The league advertised the winner of the Dubai event received $200,000.

Who created RUNIT?

Sports player agent Lou Sticca explained in a social media post that RUNIT was “the brainchild of a dynamic team comprising four Samoan Australian brothers, a cousin, and two Italian Australians and a close mate of ours (CT), all hailing from Dandenong”.

He announced his involvement with RUNIT in the same LinkedIn post about a month ago.

The idea draws inspiration from a game — Run it Straight — which the creators and many other Pacific Islanders have enjoyed in their backyards since childhood.

What are the concerns?

Annitta Siliato, executive director of the Concussion Legacy Foundation Australia, said this competition brought a lot of the work around reducing brain injury backwards.
“I just cannot believe we’ve got this competition, which is encouraging people to run towards each other to knock each other out,” she said.
“It could cause death, and it could cause serious brain injury.”

Siliato said she was aware of people having seizures after participating in activities similar to RUNIT competitions and said repeated head knocks could cause chronic traumatic encephalopathy.

A man is running on the green field as people watch and cheer around him.

Both competitors run towards each other in RUNIT, one with the ball and one without. Source: Getty / Hannah Peters

Siliato said a lot of public education and work with different sporting codes had been done in recent years, and “activities like this really bring us backwards”.

The AFL’s concussion panel, last month, ordered West Coast Eagles player Jeremy McGovern to retire on medical grounds.
Siliato said she was also worried that young people were being influenced by what they had seen of RUNIT on social media and may copy what they see online.

In May, Radio NZ reported that a 19-year-old from Palmerston North city on New Zealand’s North Island died after being critically injured playing a tackling game based on RUNIT.

Brain scans

When asked about safety by a Dubai radio station in the lead-up to the United Arab Emirates event, Sticca, who was the head of the delegation at the event, said: “We’ve developed some very, very quick procedures and we’re developing these as we go.”
He told Dubai Eye 103.8 that participants were screened before taking part.
“We screen every participant with full medicals, including brain scans. We certainly don’t want anyone participating who has any issues with their residual health.

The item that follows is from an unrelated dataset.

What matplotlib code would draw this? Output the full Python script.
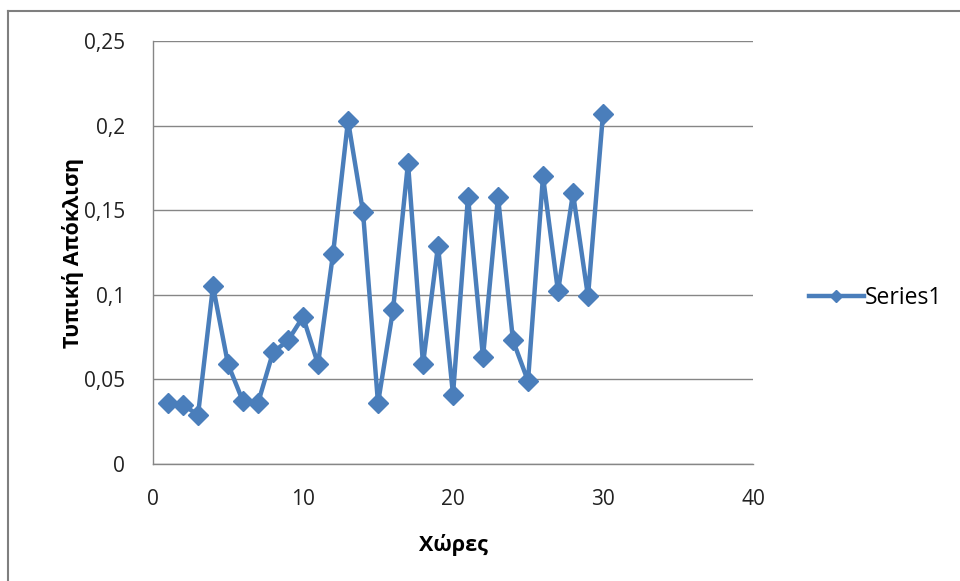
import matplotlib
matplotlib.use("Agg")
import matplotlib.pyplot as plt
from matplotlib.lines import Line2D
from matplotlib.ticker import FuncFormatter

countries = list(range(1, 31))
std_dev = [0.036, 0.035, 0.029, 0.105, 0.059, 0.037, 0.036, 0.066, 0.073, 0.087,
           0.059, 0.124, 0.203, 0.149, 0.036, 0.091, 0.178, 0.059, 0.129, 0.041,
           0.158, 0.063, 0.158, 0.073, 0.049, 0.170, 0.102, 0.160, 0.099, 0.207]
series_name = "Series1"
x_label = "Χώρες"
y_label = "Τυπική Απόκλιση"

plt.rcParams['font.family'] = ['Open Sans', 'DejaVu Sans']

fig = plt.figure(figsize=(9.6, 5.81), dpi=100)
ax = fig.add_axes([153 / 960, 1 - 464 / 581, 600 / 960, 423 / 581])

color = '#4A7EBB'
ax.plot(countries, std_dev, color=color, lw=3.2, marker='D', markersize=10,
        markerfacecolor=color, markeredgecolor=color, zorder=3, clip_on=False)

ax.set_xlim(0, 40)
ax.set_ylim(0, 0.25)
ax.set_xticks([0, 10, 20, 30, 40])
ax.set_yticks([0, 0.05, 0.1, 0.15, 0.2, 0.25])
ax.yaxis.set_major_formatter(FuncFormatter(lambda v, p: ('%g' % round(v, 3)).replace('.', ',')))
ax.grid(axis='y', color='#868686', lw=1)
ax.set_axisbelow(True)
for s in ['top', 'right']:
    ax.spines[s].set_visible(False)
for s in ['left', 'bottom']:
    ax.spines[s].set_color('#868686')
    ax.spines[s].set_linewidth(1)
ax.tick_params(length=0, labelsize=15, colors='#222222')
ax.tick_params(axis='x', pad=18)
ax.tick_params(axis='y', pad=20)
ax.set_xlabel(x_label, fontsize=15.5, fontweight='bold', labelpad=17)
ax.set_ylabel(y_label, fontsize=15.5, fontweight='bold', labelpad=0)

handle = Line2D([], [], color=color, lw=3.2, marker='D', markersize=6.5)
fig.legend([handle], [series_name], loc='center left', bbox_to_anchor=(788 / 960, 1 - 298 / 581),
           frameon=False, fontsize=16.5, handlelength=2.4, handletextpad=0.05)

# outer chart border (top and left visible)
fig.add_artist(Line2D([8 / 960, 8 / 960], [0, 1 - 11 / 581], transform=fig.transFigure, color='#7f7f7f', lw=1.5))
fig.add_artist(Line2D([8 / 960, 1], [1 - 11 / 581, 1 - 11 / 581], transform=fig.transFigure, color='#7f7f7f', lw=1.5))

fig.savefig('out.png', dpi=100)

We check the athletes after the event as well,” Sticca said.

“We’ve had concussion experts that we’ve engaged to help us identify ways to add value to the sports.”

A man standing on a grass field holds a rugby ball while looking down at another man on his back, laying on the grass.

Competitors get four runs, and judges decide the winner. Source: Getty / Hannah Peters

Sticca urged people not to emulate what they see RUNIT competitors do.

“We don’t encourage kids to be playing this in the backyard,” he said.
“We don’t encourage men and women to be running at each other that don’t have the training required to undergo this.”
SBS News has contacted the RUNIT Championship League and Sport and Recreation Victoria for comment.